5 Fragen an ... Thomas Girst

5 Fragen an ... Thomas Girst

Lieber Thomas Girst, Sie erzählen Geschichten über erstaunliche Dinge, die sehr viel Zeit brauchen. Wollen Sie uns nervös machen?
Quark, im Gegenteil. Ich predige weder Digital Detox noch die Entschleunigung des Slow Movement. Der Dogmen sind genug. Es geht um Schönheit. Wozu der Mensch fähig ist, wenn er sich die Zeit dafür nimmt. In der Ära des Algorithmus verwende ich mich für den Zufall, in der Epoche der Abkürzung preise ich den Umweg.

Was hilft ein Lob des langen Atems, wenn mein E-Mail-Postfach überquillt?
Haben Sie jemals bemerkt, dass die, die am meisten beschäftigt sind, immer direkt auf E-Mails antworten. Gebt dem Kaiser was des Kaisers ist, hat Jesus laut Matthäus 22, 21 gesagt. Jeden Tag führe ich den Kampf mit der Inbox, dass sich rechts nicht der Scroll Button bildet. Ist das am Abend bewältigt, ist endlich die Zeit für den langen Atem gegeben.

Wo haben Sie ihre Geschichten gefunden?
Im Gespräch mit Bekannten und Freunden. Im Austausch mit Forschern und Wissenschaftlern. Das wichtigste in all meinem Tun, beruflich wie privat, ist mir der Erkenntnisgewinn. Tobias Heyl, den Lektor meines Buches bei Hanser, hatte ich gebeten, dieses Wort bis auf einmal in meinem Manuskript zu tilgen. Er fand es peinliche elfmal.

Ihre Lieblingsgeschichte? Und warum?
Das ist eine unfaire Frage. Von 28 Kapiteln sind mir 28 am Liebsten, alles andere wäre bösartig. Die Kapitel sind nicht nummeriert, es gibt keine Hierarchie. Vielleicht ist die Frage nach der Lieblingsgeschichte die des Nukleus, des Beginns. Mitte 2015 reiste ich mit einem Mietauto von Marseille aus nach Hauterives, um den »Palais ideal« zu sehen, den der Briefträger Ferdinand Cheval in über drei Jahrzehnten in seinem Gemüsegarten am Ufer der Galore erbaute. Eben dort entstand die Idee für Alle Zeit der Welt, mein erstes Buch in deutscher Sprache. Der unglaubliche Bau des Postboten wird folgerichtig direkt nach dem Vorwort vorgestellt.

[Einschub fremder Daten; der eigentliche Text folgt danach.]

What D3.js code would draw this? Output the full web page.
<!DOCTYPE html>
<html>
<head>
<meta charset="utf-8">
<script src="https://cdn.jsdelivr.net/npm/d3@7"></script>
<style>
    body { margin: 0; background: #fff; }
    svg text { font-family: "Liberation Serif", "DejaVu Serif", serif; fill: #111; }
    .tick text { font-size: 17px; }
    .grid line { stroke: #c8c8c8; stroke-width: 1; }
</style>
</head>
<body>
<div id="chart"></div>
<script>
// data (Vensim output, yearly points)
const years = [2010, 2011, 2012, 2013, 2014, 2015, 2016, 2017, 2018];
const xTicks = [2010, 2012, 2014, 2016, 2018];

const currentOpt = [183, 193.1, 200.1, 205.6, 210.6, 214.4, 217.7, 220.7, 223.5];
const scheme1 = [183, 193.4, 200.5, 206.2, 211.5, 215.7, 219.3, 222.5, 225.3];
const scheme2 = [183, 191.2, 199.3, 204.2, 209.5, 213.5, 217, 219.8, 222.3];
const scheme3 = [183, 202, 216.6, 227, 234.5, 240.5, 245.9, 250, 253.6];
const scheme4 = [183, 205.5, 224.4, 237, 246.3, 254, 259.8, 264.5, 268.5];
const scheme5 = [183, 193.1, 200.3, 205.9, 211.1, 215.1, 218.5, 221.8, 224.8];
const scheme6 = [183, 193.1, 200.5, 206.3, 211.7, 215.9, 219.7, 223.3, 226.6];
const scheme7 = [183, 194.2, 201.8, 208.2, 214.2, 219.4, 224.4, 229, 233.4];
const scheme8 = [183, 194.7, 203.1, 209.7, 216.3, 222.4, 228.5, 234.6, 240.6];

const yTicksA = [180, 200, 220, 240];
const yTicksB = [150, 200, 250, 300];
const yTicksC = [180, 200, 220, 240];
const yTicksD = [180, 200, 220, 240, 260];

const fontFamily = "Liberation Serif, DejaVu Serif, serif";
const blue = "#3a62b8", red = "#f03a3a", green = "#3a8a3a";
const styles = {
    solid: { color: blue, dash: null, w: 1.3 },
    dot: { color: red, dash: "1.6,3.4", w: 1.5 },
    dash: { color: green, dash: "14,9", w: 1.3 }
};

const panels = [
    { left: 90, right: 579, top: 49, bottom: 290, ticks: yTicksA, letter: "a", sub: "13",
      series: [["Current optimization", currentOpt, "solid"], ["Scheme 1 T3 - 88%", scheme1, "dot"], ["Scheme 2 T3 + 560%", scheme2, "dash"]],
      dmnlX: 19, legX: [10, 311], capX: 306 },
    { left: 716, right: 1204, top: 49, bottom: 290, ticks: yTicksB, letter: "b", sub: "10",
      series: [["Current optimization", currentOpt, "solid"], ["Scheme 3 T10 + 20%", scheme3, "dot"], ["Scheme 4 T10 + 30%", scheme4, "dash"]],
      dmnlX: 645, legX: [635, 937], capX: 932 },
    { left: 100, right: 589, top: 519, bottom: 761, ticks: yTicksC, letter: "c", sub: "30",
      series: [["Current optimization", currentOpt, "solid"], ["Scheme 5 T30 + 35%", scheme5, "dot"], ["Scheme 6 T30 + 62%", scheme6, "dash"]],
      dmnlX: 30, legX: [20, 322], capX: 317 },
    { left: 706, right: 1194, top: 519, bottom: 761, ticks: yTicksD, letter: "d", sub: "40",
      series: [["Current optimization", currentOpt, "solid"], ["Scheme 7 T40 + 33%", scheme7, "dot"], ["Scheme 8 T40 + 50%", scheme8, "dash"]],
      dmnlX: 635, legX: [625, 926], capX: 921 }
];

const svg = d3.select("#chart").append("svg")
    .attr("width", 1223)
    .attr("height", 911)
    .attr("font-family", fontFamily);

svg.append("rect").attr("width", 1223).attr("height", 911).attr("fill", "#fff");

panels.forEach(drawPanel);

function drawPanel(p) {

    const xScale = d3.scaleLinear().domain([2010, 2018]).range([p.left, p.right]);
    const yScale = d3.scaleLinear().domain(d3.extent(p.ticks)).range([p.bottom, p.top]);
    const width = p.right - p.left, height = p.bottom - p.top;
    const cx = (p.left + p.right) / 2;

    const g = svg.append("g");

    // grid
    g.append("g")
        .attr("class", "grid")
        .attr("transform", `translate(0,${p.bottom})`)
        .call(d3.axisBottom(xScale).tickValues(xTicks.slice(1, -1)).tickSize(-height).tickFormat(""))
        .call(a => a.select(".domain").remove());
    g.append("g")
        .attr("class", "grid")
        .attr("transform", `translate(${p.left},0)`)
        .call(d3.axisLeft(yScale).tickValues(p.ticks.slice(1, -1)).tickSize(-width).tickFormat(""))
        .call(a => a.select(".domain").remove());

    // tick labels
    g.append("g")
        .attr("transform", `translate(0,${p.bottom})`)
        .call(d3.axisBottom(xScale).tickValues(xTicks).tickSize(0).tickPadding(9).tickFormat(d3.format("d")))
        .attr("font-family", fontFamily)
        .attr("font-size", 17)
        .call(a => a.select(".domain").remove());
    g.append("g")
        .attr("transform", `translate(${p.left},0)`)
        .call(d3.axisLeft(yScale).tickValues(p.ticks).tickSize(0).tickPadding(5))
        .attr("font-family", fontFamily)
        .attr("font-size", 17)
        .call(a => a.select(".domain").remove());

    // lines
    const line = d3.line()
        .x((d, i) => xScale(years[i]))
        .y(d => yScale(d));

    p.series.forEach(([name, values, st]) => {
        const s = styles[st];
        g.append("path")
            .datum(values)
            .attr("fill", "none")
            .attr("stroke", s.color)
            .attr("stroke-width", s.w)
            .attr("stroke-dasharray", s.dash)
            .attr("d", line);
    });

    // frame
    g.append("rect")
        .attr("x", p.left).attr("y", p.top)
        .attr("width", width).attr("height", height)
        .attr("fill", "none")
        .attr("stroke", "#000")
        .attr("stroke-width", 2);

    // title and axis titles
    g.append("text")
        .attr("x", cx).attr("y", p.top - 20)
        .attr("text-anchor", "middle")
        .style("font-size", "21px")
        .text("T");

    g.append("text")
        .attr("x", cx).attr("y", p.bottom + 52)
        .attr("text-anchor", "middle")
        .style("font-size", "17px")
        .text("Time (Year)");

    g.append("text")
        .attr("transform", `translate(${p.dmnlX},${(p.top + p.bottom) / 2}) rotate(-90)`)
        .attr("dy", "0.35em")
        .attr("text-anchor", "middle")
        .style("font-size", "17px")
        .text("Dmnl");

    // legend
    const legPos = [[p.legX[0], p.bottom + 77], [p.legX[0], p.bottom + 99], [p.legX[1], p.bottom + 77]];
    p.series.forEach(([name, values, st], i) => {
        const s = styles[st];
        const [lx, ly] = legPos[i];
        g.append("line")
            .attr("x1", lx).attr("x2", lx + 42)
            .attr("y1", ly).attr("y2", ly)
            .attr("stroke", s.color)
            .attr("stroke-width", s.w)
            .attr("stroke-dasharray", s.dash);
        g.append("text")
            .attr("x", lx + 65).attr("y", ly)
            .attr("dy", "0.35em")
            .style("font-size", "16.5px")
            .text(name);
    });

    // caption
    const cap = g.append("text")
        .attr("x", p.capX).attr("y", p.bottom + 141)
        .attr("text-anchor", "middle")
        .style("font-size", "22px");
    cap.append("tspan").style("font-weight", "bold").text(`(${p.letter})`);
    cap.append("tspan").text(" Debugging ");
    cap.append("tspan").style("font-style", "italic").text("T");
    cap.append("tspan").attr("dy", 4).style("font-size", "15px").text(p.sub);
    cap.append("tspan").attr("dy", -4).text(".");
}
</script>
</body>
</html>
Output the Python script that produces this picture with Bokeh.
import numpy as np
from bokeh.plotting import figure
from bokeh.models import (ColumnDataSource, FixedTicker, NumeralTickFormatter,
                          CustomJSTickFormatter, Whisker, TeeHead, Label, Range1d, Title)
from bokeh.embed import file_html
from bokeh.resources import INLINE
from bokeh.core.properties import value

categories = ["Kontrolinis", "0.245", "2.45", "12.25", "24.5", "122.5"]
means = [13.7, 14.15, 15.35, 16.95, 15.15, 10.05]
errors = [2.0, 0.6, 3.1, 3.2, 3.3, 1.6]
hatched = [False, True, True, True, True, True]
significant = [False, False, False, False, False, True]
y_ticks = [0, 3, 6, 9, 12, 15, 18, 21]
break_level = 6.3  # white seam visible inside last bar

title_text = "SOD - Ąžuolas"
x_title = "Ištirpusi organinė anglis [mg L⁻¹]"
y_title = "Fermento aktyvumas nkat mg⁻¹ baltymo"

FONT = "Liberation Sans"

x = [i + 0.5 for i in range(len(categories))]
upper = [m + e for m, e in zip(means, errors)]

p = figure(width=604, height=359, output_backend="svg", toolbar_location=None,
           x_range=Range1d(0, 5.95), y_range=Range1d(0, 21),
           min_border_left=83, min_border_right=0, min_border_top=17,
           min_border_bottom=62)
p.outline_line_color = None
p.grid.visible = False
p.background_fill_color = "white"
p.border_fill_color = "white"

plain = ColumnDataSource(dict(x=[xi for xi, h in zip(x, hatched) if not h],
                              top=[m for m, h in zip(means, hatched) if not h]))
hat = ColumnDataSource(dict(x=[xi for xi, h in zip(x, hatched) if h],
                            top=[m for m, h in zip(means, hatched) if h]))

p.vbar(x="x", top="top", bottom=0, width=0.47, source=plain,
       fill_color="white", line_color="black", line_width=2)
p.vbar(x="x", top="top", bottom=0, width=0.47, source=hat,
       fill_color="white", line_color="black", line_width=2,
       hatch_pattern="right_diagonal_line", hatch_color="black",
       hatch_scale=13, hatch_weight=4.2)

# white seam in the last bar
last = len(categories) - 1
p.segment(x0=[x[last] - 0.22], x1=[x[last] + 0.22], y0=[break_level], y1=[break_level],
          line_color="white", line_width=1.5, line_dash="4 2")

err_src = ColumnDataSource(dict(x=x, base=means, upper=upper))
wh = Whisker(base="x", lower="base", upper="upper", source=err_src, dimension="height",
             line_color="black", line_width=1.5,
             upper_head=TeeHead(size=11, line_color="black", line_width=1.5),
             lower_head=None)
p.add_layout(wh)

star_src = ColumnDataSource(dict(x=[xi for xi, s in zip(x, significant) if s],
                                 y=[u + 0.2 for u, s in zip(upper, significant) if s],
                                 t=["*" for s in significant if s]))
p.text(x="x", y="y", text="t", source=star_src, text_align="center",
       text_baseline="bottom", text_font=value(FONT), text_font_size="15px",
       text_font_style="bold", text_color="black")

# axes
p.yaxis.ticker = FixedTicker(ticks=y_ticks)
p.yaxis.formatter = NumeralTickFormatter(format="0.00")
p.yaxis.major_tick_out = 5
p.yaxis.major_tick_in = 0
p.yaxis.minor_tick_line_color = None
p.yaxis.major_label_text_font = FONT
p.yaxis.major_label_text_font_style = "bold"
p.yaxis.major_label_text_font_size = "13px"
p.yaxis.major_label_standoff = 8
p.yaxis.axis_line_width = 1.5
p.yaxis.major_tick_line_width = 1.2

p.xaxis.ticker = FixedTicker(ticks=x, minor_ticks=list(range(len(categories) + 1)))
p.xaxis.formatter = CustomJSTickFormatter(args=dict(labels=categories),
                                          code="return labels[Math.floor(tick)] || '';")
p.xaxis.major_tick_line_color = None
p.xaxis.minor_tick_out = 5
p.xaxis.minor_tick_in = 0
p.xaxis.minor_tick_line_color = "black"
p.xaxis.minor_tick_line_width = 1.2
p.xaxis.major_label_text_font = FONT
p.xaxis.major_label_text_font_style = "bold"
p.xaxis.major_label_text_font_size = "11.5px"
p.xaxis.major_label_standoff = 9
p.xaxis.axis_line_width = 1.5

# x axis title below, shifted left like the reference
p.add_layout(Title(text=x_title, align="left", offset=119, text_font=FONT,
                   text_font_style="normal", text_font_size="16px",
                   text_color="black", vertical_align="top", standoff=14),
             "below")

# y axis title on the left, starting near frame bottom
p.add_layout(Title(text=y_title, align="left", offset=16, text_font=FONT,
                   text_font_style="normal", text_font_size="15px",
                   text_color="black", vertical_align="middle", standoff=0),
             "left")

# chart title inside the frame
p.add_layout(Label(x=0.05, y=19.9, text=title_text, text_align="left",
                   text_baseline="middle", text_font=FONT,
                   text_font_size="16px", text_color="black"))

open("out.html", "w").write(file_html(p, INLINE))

Wieviel Zeit ist von der ersten Idee zu diesem Buch bis zum Abschluss des Manuskripts vergangen?
Ich habe lange an der Alliteration von »Things Take Time« festgehalten. Alle meine Ordner zum Buch begannen mit dem Kürzel »TTT«. Zunächst war ich schlussendlich vergeblich um einen englischsprachigen Verlag bemüht und habe das Buch 2016 mit 2-3 Probekapiteln entsprechend zu pitchen begonnen. Mitte 2017 bekundete Hanser dann Interesse und ich begann in den Skiferien im Januar 2018 meine Arbeit daran. Abgabe war im Oktober desselben Jahres.